◆ **What is being asked**:
Don't include pictures. Quote the lines below from the first through the line that contains "26757.2, 27208.2, 27063.68]".

↓↓↓

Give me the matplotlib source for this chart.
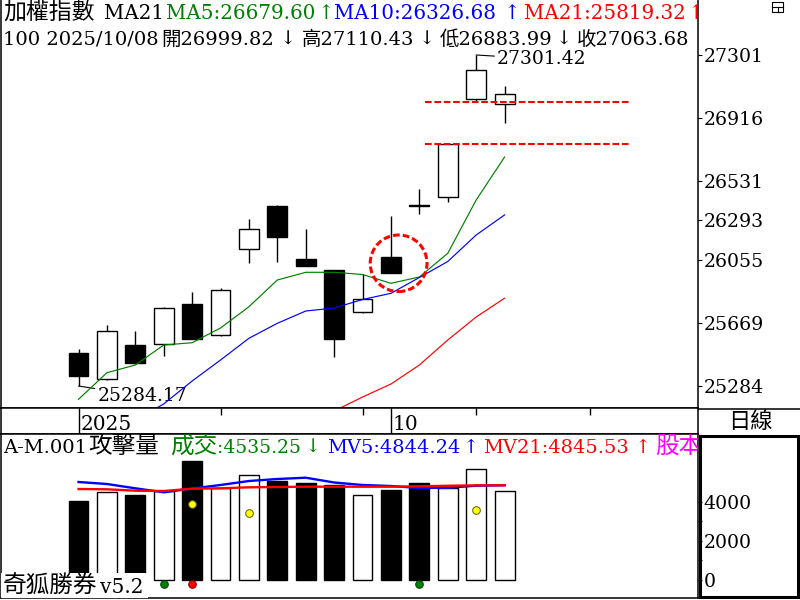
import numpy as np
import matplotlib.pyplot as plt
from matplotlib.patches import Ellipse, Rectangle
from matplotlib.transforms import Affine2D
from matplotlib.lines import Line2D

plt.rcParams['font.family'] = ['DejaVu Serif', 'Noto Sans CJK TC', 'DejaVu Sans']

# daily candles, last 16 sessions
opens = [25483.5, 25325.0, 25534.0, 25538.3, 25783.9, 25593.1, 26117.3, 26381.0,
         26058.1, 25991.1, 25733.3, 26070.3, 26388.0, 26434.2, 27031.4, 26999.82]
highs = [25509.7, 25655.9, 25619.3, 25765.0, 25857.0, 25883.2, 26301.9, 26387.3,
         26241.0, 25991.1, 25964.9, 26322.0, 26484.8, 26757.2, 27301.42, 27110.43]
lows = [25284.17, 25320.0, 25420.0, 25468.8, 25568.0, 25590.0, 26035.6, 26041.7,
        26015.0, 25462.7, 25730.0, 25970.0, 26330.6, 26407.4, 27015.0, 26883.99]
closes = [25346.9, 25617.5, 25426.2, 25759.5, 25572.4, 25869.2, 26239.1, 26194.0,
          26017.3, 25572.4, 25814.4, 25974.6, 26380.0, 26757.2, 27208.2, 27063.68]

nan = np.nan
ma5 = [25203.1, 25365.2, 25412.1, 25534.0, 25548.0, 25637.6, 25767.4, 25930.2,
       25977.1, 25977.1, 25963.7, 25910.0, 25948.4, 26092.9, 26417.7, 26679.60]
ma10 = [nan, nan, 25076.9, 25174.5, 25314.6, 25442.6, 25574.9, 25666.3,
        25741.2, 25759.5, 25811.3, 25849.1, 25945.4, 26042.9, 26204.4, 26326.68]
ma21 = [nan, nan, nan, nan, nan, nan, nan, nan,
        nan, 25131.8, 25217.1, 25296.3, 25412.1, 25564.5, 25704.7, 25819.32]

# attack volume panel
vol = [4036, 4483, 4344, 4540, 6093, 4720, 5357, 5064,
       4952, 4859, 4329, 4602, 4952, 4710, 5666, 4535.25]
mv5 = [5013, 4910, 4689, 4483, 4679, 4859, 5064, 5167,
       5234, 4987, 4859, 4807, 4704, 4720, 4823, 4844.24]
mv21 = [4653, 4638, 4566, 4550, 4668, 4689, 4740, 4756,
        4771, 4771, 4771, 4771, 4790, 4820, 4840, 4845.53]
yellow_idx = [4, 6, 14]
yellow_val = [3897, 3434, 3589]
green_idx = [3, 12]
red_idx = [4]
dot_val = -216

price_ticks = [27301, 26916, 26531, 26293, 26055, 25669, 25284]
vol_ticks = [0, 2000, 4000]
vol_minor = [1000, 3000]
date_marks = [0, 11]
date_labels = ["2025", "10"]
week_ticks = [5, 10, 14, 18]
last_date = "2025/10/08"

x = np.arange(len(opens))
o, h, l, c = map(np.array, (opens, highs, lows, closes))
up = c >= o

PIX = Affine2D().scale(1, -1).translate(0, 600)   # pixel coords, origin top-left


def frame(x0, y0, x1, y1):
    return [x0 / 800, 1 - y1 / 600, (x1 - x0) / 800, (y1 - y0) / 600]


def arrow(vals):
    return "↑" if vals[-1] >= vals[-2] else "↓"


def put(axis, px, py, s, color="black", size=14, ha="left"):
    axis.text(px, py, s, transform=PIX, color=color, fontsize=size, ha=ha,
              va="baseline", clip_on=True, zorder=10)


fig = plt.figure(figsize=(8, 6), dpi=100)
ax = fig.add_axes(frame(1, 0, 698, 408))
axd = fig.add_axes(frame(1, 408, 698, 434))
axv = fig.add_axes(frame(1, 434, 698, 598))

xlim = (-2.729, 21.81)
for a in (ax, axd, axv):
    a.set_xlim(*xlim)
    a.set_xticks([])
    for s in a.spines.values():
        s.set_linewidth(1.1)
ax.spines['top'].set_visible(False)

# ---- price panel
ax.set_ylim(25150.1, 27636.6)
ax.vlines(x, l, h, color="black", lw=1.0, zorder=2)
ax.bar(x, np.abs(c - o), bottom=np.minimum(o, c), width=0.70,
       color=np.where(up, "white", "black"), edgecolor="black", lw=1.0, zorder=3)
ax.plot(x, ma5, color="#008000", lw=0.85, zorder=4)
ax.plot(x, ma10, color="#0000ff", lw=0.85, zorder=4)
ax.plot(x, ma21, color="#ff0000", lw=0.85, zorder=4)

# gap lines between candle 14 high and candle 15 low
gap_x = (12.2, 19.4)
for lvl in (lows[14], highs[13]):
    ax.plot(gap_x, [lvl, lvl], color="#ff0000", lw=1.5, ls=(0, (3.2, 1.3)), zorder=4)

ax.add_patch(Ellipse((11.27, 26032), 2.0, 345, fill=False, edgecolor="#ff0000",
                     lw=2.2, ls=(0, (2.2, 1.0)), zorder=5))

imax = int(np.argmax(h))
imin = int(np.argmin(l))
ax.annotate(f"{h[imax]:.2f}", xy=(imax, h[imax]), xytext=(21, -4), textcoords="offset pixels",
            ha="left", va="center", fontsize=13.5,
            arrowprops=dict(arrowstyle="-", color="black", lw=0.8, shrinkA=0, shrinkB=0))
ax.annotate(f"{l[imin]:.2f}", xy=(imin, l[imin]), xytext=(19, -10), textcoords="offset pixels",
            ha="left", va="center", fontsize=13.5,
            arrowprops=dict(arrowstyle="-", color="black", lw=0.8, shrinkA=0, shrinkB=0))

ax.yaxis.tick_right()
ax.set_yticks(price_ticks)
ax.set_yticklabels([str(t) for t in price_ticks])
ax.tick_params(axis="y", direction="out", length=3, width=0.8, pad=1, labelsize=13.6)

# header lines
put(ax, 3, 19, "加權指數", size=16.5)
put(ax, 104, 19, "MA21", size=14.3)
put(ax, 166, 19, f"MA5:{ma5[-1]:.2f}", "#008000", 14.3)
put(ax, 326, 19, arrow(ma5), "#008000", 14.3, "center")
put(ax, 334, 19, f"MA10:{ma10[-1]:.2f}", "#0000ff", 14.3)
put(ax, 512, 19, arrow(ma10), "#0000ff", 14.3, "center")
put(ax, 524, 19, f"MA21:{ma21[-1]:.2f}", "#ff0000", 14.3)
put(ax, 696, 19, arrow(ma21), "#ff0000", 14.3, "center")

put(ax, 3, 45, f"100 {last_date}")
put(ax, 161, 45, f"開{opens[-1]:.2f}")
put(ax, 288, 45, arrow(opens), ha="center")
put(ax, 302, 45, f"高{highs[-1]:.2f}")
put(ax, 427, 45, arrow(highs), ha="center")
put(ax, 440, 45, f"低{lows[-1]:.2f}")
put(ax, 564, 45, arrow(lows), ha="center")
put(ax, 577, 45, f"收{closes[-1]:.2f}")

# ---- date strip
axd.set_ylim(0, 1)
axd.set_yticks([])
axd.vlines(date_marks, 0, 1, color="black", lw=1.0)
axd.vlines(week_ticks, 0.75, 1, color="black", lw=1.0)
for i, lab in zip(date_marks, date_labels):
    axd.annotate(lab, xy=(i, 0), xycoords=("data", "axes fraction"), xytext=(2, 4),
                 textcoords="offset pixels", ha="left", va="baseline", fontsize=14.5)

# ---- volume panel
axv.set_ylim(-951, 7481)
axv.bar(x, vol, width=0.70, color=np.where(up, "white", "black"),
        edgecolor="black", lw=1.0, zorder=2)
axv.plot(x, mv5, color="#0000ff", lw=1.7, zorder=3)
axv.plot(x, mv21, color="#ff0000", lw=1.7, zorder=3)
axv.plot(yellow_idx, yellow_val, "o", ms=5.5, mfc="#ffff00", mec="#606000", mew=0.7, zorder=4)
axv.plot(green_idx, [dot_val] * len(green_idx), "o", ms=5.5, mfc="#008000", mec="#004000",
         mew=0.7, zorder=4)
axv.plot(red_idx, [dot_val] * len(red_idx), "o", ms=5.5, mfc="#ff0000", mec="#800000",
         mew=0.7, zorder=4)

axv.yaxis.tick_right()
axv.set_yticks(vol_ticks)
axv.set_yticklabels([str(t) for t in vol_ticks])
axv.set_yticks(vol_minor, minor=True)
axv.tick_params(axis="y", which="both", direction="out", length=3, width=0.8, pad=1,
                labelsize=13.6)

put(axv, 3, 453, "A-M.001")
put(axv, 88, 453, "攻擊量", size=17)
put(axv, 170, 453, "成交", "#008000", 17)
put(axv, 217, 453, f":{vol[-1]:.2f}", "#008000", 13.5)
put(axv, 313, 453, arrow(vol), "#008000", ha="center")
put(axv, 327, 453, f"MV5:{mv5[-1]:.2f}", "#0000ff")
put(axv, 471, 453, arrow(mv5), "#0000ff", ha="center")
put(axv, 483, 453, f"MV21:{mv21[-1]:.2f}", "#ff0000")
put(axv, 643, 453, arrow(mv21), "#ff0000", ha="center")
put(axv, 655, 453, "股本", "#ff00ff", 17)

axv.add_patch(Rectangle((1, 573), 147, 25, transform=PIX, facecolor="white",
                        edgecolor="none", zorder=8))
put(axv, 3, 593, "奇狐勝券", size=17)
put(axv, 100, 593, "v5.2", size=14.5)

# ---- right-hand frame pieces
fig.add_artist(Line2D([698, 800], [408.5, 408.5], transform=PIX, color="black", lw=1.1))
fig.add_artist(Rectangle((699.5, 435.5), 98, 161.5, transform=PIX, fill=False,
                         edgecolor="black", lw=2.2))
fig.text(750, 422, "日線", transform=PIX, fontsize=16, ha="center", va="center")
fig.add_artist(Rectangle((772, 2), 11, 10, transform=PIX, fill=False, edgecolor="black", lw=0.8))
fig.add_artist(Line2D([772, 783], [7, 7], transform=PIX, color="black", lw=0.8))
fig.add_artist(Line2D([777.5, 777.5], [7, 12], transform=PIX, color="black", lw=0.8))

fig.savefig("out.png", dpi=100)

↑↑↑

◆ **Worked solution**:
Give me the matplotlib source for this chart.
import numpy as np
import matplotlib.pyplot as plt
from matplotlib.patches import Ellipse, Rectangle
from matplotlib.transforms import Affine2D
from matplotlib.lines import Line2D

plt.rcParams['font.family'] = ['DejaVu Serif', 'Noto Sans CJK TC', 'DejaVu Sans']

# daily candles, last 16 sessions
opens = [25483.5, 25325.0, 25534.0, 25538.3, 25783.9, 25593.1, 26117.3, 26381.0,
         26058.1, 25991.1, 25733.3, 26070.3, 26388.0, 26434.2, 27031.4, 26999.82]
highs = [25509.7, 25655.9, 25619.3, 25765.0, 25857.0, 25883.2, 26301.9, 26387.3,
         26241.0, 25991.1, 25964.9, 26322.0, 26484.8, 26757.2, 27301.42, 27110.43]
lows = [25284.17, 25320.0, 25420.0, 25468.8, 25568.0, 25590.0, 26035.6, 26041.7,
        26015.0, 25462.7, 25730.0, 25970.0, 26330.6, 26407.4, 27015.0, 26883.99]
closes = [25346.9, 25617.5, 25426.2, 25759.5, 25572.4, 25869.2, 26239.1, 26194.0,
          26017.3, 25572.4, 25814.4, 25974.6, 26380.0, 26757.2, 27208.2, 27063.68]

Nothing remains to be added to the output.